--- start ---
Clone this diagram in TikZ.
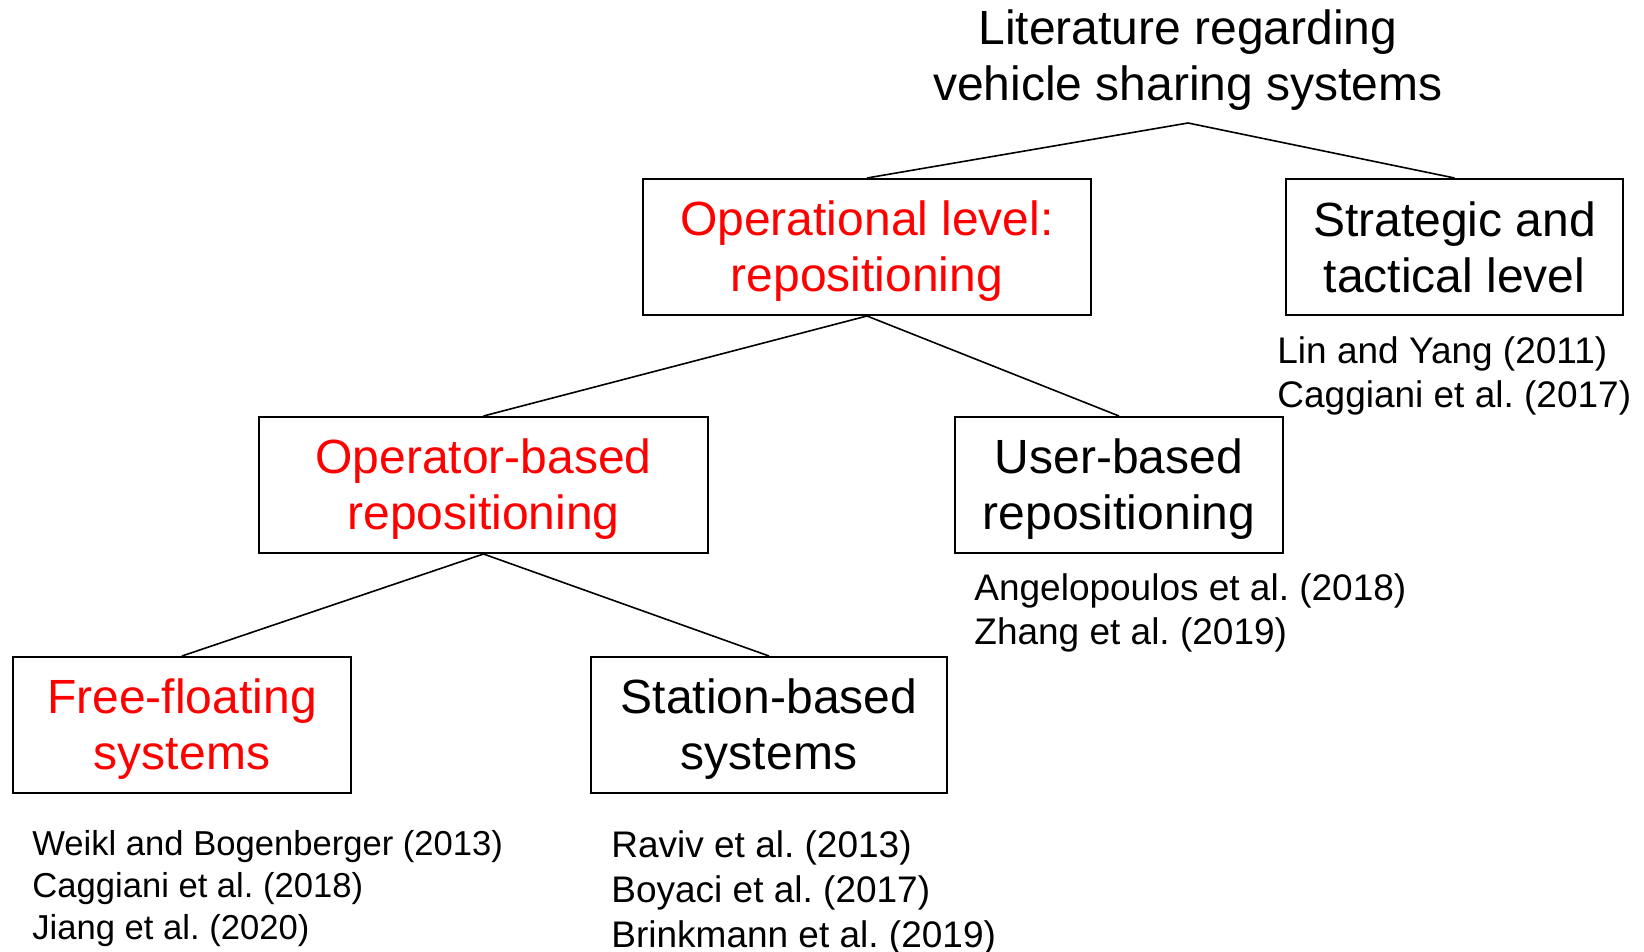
\documentclass[tikz,border=0pt]{standalone}
\usepackage{fontspec}
\setmainfont{Liberation Sans}
\frenchspacing
\begin{document}
\begin{tikzpicture}[x=0.5pt,y=-0.5pt,
  box/.style={draw=black, line width=1pt, inner sep=0pt, minimum height=68pt},
  boxtext/.style={align=center, inner sep=0pt, yshift=-2pt, font=\fontsize{24}{28}\selectfont},
  link/.style={line width=0.8pt},
  refs/.style={anchor=west, align=left, inner sep=0pt, font=\fontsize{18.5}{22}\selectfont}]
\useasboundingbox (0,0) rectangle (1644,952);

\node[align=center, inner sep=0pt, font=\fontsize{24}{28}\selectfont] (title) at (1188,60)
  {Literature regarding\\vehicle sharing systems};
\coordinate (peak) at (1188,123);

\node[box, minimum width=224pt,
  label={[boxtext, text=red]center:Operational level:\\repositioning}] (op) at (867,247) {};
\node[box, minimum width=168.5pt,
  label={[boxtext, yshift=2pt]center:Strategic and\\tactical level}] (strat) at (1454.5,247) {};
\node[box, minimum width=224.5pt,
  label={[boxtext, text=red]center:Operator-based\\repositioning}] (operator) at (483.5,485) {};
\node[box, minimum width=164pt,
  label={[boxtext]center:User-based\\repositioning}] (user) at (1119,485) {};
\node[box, minimum width=169pt,
  label={[boxtext, text=red]center:Free-floating\\systems}] (free) at (182,725) {};
\node[box, minimum width=178pt,
  label={[boxtext]center:Station-based\\systems}] (station) at (769,725) {};

\draw[link] (op.north) -- (peak) -- (strat.north);
\draw[link] (operator.north) -- (op.south) -- (user.north);
\draw[link] (free.north) -- (operator.south) -- (station.north);

\node[refs] (refstrat) at (1277,376) {Lin and Yang (2011)\\Caggiani et al. (2017)};
\node[refs] (refuser) at (974,613) {Angelopoulos et al. (2018)\\Zhang et al. (2019)};
\node[refs, font=\fontsize{17.3}{21}\selectfont] (reffree) at (32,889)
  {Weikl and Bogenberger (2013)\\Caggiani et al. (2018)\\Jiang et al. (2020)};
\node[refs, font=\fontsize{18.5}{22.3}\selectfont] (refstation) at (611,893)
  {Raviv et al. (2013)\\Boyaci et al. (2017)\\Brinkmann et al. (2019)};
\end{tikzpicture}
\end{document}
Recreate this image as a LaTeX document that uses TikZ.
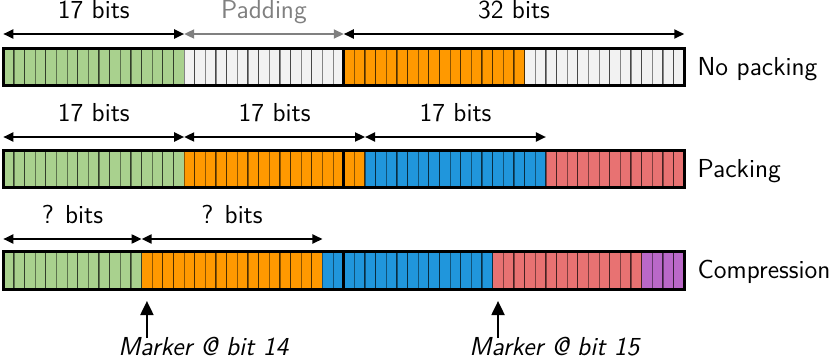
\documentclass[tikz,border=0pt]{standalone}
\usetikzlibrary{arrows.meta}

\definecolor{bitgreen}{RGB}{169,209,142}
\definecolor{bitorange}{RGB}{255,153,0}
\definecolor{bitblue}{RGB}{32,150,220}
\definecolor{bitred}{RGB}{232,114,114}
\definecolor{bitpurple}{RGB}{186,104,200}
\definecolor{bitpad}{RGB}{242,242,242}
\definecolor{padgray}{RGB}{128,128,128}

\tikzset{
    cell/.style={draw=black, draw opacity=0.45, line width=0.6pt},
    barline/.style={draw=black, line width=1.5pt},
    dimarrow/.style={{Triangle[length=5pt,width=4.5pt]}-{Triangle[length=5pt,width=4.5pt]}, line width=1pt},
    dimlabel/.style={midway, anchor=base, yshift=7.7pt, inner sep=0pt},
    rowlabel/.style={anchor=base west, inner sep=0pt, xshift=6.5pt, yshift=-4pt},
    markarrow/.style={-{Triangle[length=7pt,width=6.5pt]}, line width=1pt},
    marklabel/.style={anchor=base west, inner sep=0pt, xshift=-14.5pt, yshift=-9pt,
        font=\sffamily\itshape\fontsize{13}{15}\selectfont},
}

\begin{document}
\begin{tikzpicture}[x=5.32pt, y=10pt, font=\sffamily\fontsize{13}{15}\selectfont]
\useasboundingbox (-0.31,0) rectangle (77.7,18.05);

% ---- 第一行：No packing ----
\foreach \a/\b/\c in {0/16/bitgreen, 17/31/bitpad, 32/48/bitorange, 49/63/bitpad} {
    \foreach \i in {\a,...,\b}
        \filldraw[cell, fill=\c] (\i,13.77) rectangle ++(1,1.86);
}
\draw[barline] (0,13.77) rectangle (64,15.63);
\draw[barline] (32,13.77) -- (32,15.63);
\node[rowlabel] (lnopack) at (64,14.7) {No packing};

% ---- 第一行的长度箭头 ----
\foreach \b in {0,17,32,64}
    \coordinate (a1-\b) at (\b,16.35);
\draw[dimarrow] (a1-0) -- node[dimlabel] (t1a) {17 bits} (a1-17);
\draw[dimarrow, padgray] (a1-17) -- node[dimlabel, text=padgray] (t1b) {Padding} (a1-32);
\draw[dimarrow] (a1-32) -- node[dimlabel] (t1c) {32 bits} (a1-64);

% ---- 第二行：Packing ----
\foreach \a/\b/\c in {0/16/bitgreen, 17/33/bitorange, 34/50/bitblue, 51/63/bitred} {
    \foreach \i in {\a,...,\b}
        \filldraw[cell, fill=\c] (\i,8.67) rectangle ++(1,1.86);
}
\draw[barline] (0,8.67) rectangle (64,10.53);
\draw[barline] (32,8.67) -- (32,10.53);
\node[rowlabel] (lpack) at (64,9.6) {Packing};

% ---- 第二行的长度箭头 ----
\foreach \b in {0,17,34,51}
    \coordinate (a2-\b) at (\b,11.2);
\draw[dimarrow] (a2-0) -- node[dimlabel] (t2a) {17 bits} (a2-17);
\draw[dimarrow] (a2-17) -- node[dimlabel] (t2b) {17 bits} (a2-34);
\draw[dimarrow] (a2-34) -- node[dimlabel] (t2c) {17 bits} (a2-51);

% ---- 第三行：Compression ----
\foreach \a/\b/\c in {0/12/bitgreen, 13/29/bitorange, 30/45/bitblue, 46/59/bitred, 60/63/bitpurple} {
    \foreach \i in {\a,...,\b}
        \filldraw[cell, fill=\c] (\i,3.6) rectangle ++(1,1.86);
}
\draw[barline] (0,3.6) rectangle (64,5.46);
\draw[barline] (32,3.6) -- (32,5.46);
\node[rowlabel] (lcomp) at (64,4.53) {Compression};

% ---- 第三行的长度箭头 ----
\foreach \b in {0,13,30}
    \coordinate (a3-\b) at (\b,6.1);
\draw[dimarrow] (a3-0) -- node[dimlabel] (t3a) {? bits} (a3-13);
\draw[dimarrow] (a3-13) -- node[dimlabel] (t3b) {? bits} (a3-30);

% ---- 标记位置 ----
\foreach \n/\xat in {14/13.5, 15/46.5} {
    \coordinate (m\n) at (\xat,3.0);
    \coordinate (m\n t) at (\xat,1.15);
    \draw[markarrow] (m\n t) -- (m\n);
    \node[marklabel] (lm\n) at (m\n t) {Marker @ bit \n};
}
\end{tikzpicture}
\end{document}
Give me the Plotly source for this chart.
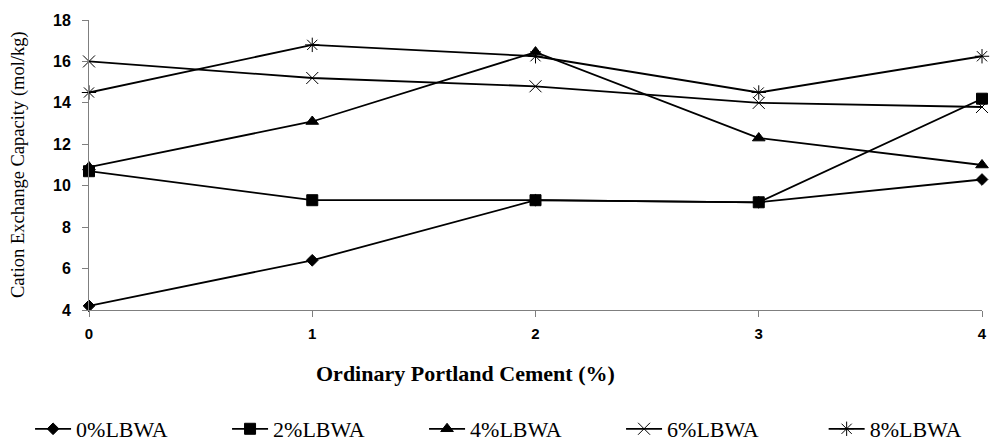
import plotly.graph_objects as go

opc = [0, 1, 2, 3, 4]
lbwa0 = [4.2, 6.4, 9.3, 9.2, 10.3]
lbwa2 = [10.7, 9.3, 9.3, 9.2, 14.2]
lbwa4 = [10.9, 13.1, 16.45, 12.3, 11.0]
lbwa6 = [16.0, 15.2, 14.8, 14.0, 13.8]
lbwa8 = [14.5, 16.8, 16.25, 14.5, 16.25]
names = ["0%LBWA", "2%LBWA", "4%LBWA", "6%LBWA", "8%LBWA"]

series = [lbwa0, lbwa2, lbwa4, lbwa6, lbwa8]
symbols = ["diamond", "square", "triangle-up", "x-thin-open", "asterisk-open"]
sizes = [9, 11, 11, 12, 12]
legend_ids = ["legend", "legend", "legend", "legend", "legend2"]

fig = go.Figure()
for name, vals, sym, sz, lg in zip(names, series, symbols, sizes, legend_ids):
    thin = sym.endswith("open")
    fig.add_trace(go.Scatter(
        x=opc, y=vals, name=name, mode="lines+markers",
        line=dict(color="black", width=1.8),
        marker=dict(symbol=sym, size=sz, color="black",
                    line=dict(color="#333333" if thin else "black", width=1)),
        cliponaxis=False, legend=lg,
    ))

legend_font = dict(family="Liberation Serif", size=22, color="black")
fig.update_layout(
    width=1002, height=445,
    margin=dict(l=89, r=20, t=15, b=135),
    paper_bgcolor="white", plot_bgcolor="white",
    showlegend=True,
    legend=dict(orientation="h", xref="container", yref="container",
                x=0.03, y=0.036, xanchor="left", yanchor="middle",
                itemwidth=36, entrywidth=146, entrywidthmode="pixels", font=legend_font),
    legend2=dict(orientation="h", xref="container", yref="container",
                 x=0.822, y=0.036, xanchor="left", yanchor="middle",
                 itemwidth=36, font=legend_font),
    annotations=[
        dict(text="Ordinary Portland Cement (%)", xref="paper", yref="paper",
             x=0.422, y=-0.22, xanchor="center", yanchor="middle", showarrow=False,
             font=dict(family="Liberation Serif", size=22, color="black", weight="bold")),
        dict(text="Cation Exchange Capacity (mol/kg)", xref="paper", yref="paper",
             x=-0.0795, y=0.5, xanchor="center", yanchor="middle", showarrow=False,
             textangle=-90,
             font=dict(family="Liberation Serif", size=18.5, color="black")),
    ],
)
fig.update_xaxes(range=[0, 4], tickvals=opc, showline=True, linecolor="#7f7f7f", linewidth=1,
                 ticks="outside", ticklen=6, tickcolor="#7f7f7f", showgrid=False, zeroline=False,
                 ticklabelstandoff=4,
                 tickfont=dict(family="Liberation Sans", size=15, color="black", weight="bold"))
fig.update_yaxes(range=[4, 18], dtick=2, showline=True, linecolor="#7f7f7f", linewidth=1,
                 ticks="outside", ticklen=6, tickcolor="#7f7f7f", showgrid=False, zeroline=False,
                 ticklabelstandoff=8,
                 tickfont=dict(family="Liberation Sans", size=16, color="black", weight="bold"))

fig.write_html("out.html")
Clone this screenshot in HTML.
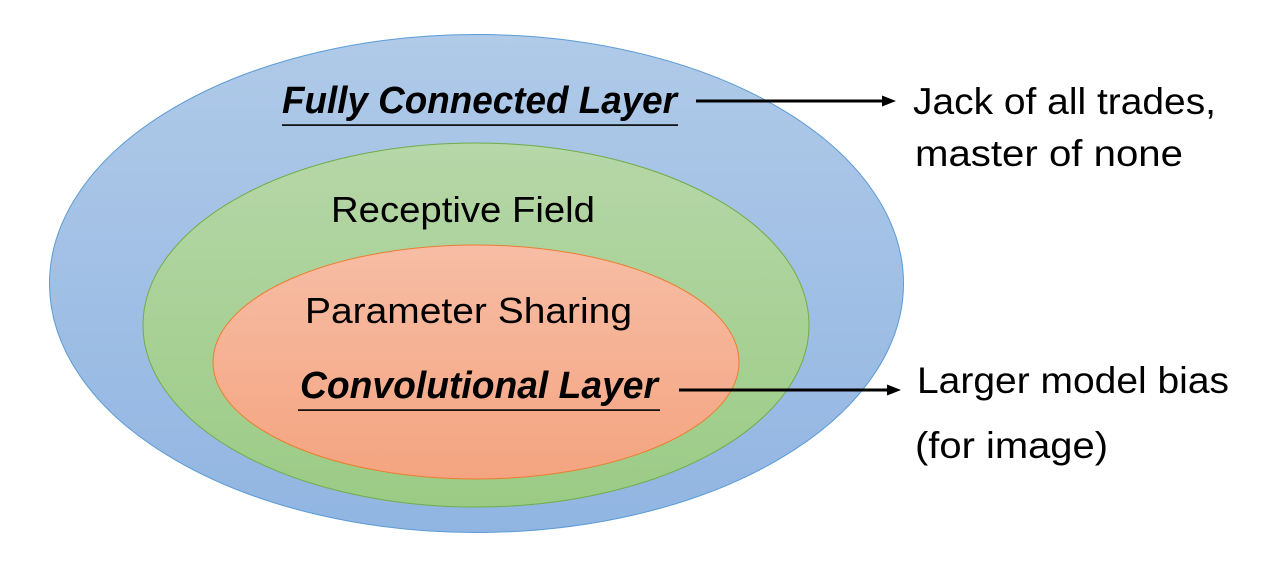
--- end ---
■ **Exercise prompt**
Scan the records above for the string "this", then select every line that holds it.

■ **Task response**
Clone this diagram in TikZ.
Recreate this image as a LaTeX document that uses TikZ.
Give me the Plotly source for this chart.
Clone this screenshot in HTML.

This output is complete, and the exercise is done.